Autre talent à suivre, le français prolifique Jérémie Guez qui, avec Sons of Philadelphia (même date), place face à face deux cousins de la mafia philadelphienne jusqu’alors unis comme des frères. En cause, un événement ressuscitant les cadavres de la "famille"… Imprégné de l’esprit douloureux et de l’image bistre du Parrain, ce film noir comme de l’encre antipathique se révèle digne de cette tragédie contemporaine de référence faite de trahisons, violences, dollars et sang – à l’instar de Blood Ties, le meilleur Guillaume Canet. S’il est porté par un Matthias Schoenaerts massif et mutique et un Joel Kinnaman effrayant en chien fou, on décerne une mention spéciale à Maika Monroe, silhouette d’espérance balayant les remugles de testostérone.

Comme un roc(k)

Cette testostérone qui circule dans les veines du héros-titre de Nobody (2 juin) réalisé par le Russe Ilya Naishuller. En apparence père tranquille menant une vie routinière de petit comptable, Hutch s’avère un ancien "nettoyeur" d’une agence para-gouvernementale qu’un cambriolage à domicile va réveiller, et conduire à affronter l’équivalent du parrain dépositaire des fonds de pension de la mafia russe. Campé par Bob Odenkirk (alias Saul de la série Better Call Saul), Hutch s’engage dans une mécanique du talion aussi exponentielle que jouissive, avec craquements d’os, gnons et pièges vicieux joliment montés. En bonus, un répertoire de seconds couteaux bien affutés (de Connie Nielsen à Michael Ironside en passant par Christopher Lloyd) et – déjà – la promesse d’une suite alors que notre "nobody" n’a pas encore cicatrisé… Vivement le retour de bâton !

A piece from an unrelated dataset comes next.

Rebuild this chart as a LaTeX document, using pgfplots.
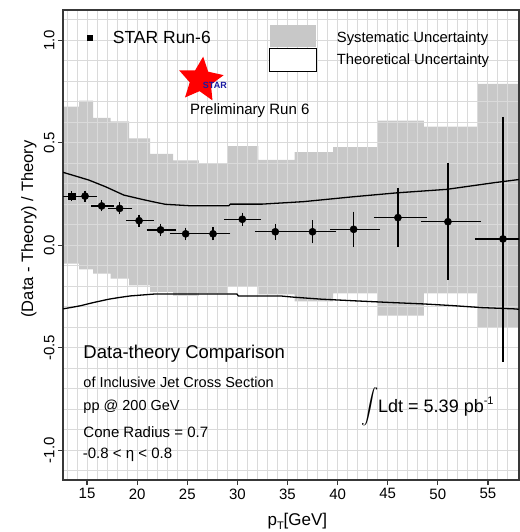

Et puis il y a ce formidable anime du Japonais Kenji Iwaisawa, On-Gaku : Notre Rock ! (19 mai), où trois lycéens à la fois délinquants, apathiques et no-life oublient leurs rivalités stériles avec la bande d’en face en découvrant la musique. Pétri de "nonsense", d’esprit punk et de références à la naissance du rock progressif comme aux grands-messes de la fin des années 1960, ce film illustre (au sens propre) la diversité des émotions que la musique peut procurer en modulant l'esthétique de la sobriété aux effets rotoscopiques. On lui pardonnera de faire passer la vengeance au second plan : il fait un effet bœuf.